My student pointed out that she liked my piece because it showed a person trying to understand and saying things out loud people don’t want to say and that, that very thing is frightening to do. She’s right. It is. I am afraid of Jane and John’s reaction to this and I am afraid of what I might say just to “make things okay” with them. I think I have reached appoint in my life where I realize that I can’t shut my mouth or apologize for what I feel. Even if articulating it makes people uncomfortable. You know what I find more uncomfortable then dealing with the tension that can arise between two friends who have different religious beliefs: not dealing. It’s the elephant in the room no one wants to talk about.

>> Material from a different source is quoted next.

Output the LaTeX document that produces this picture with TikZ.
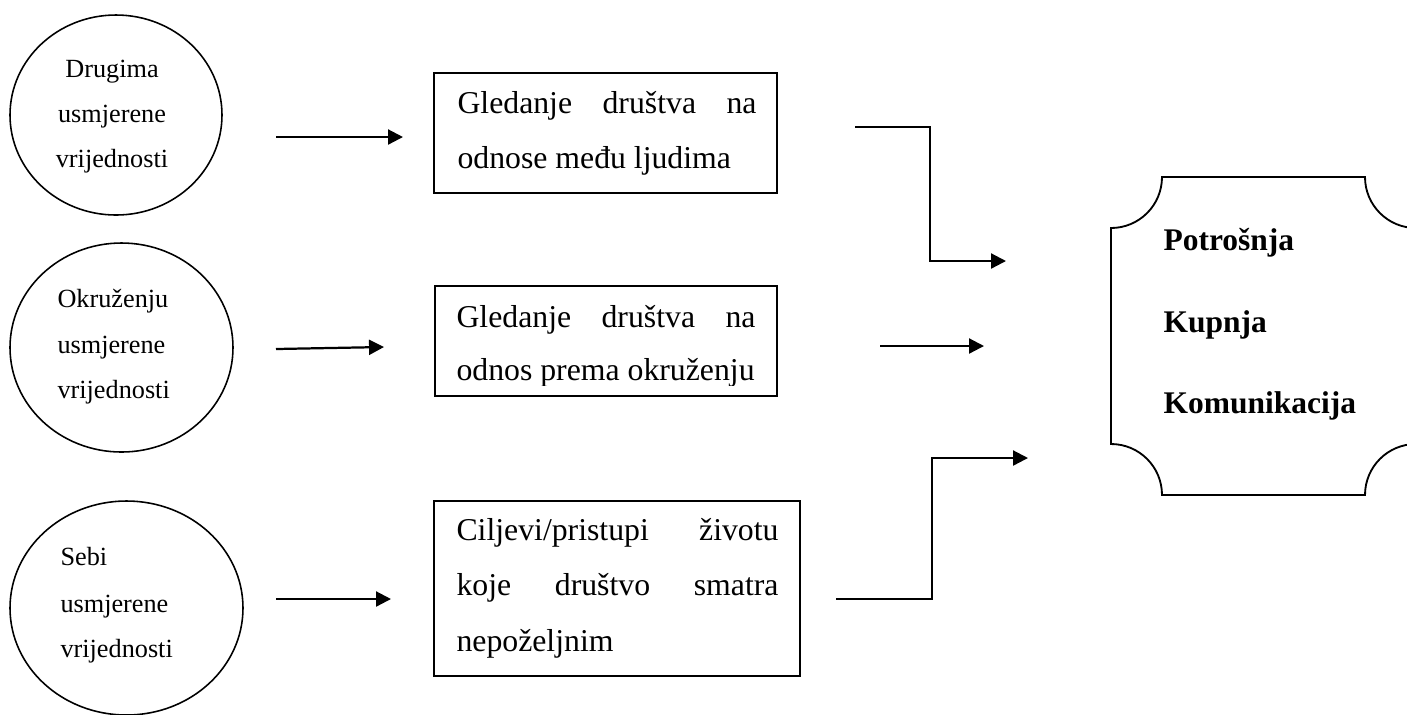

But I want to tell you one last bizarre experience with a religious weirdo (Jane and John are not the other weirdo I am referring to. The mean, chubby girl from the gym is that other religious weirdo.) I am sitting at Starbuck’s writing this ending and a mute hairy smelly, trembley guy walks in and grins. He flashes a few thumbs up to me and makes like he wants to write something down and then mouths, “Catholic” and flashes a cross and nods…Is he asking me if I am catholic? What the fuck? How fucking random….Why am I being followed by crazy Christians lately? Celestine Prophecy would say these are all signs. Signs of what? To write a piece about this and post it on my blog?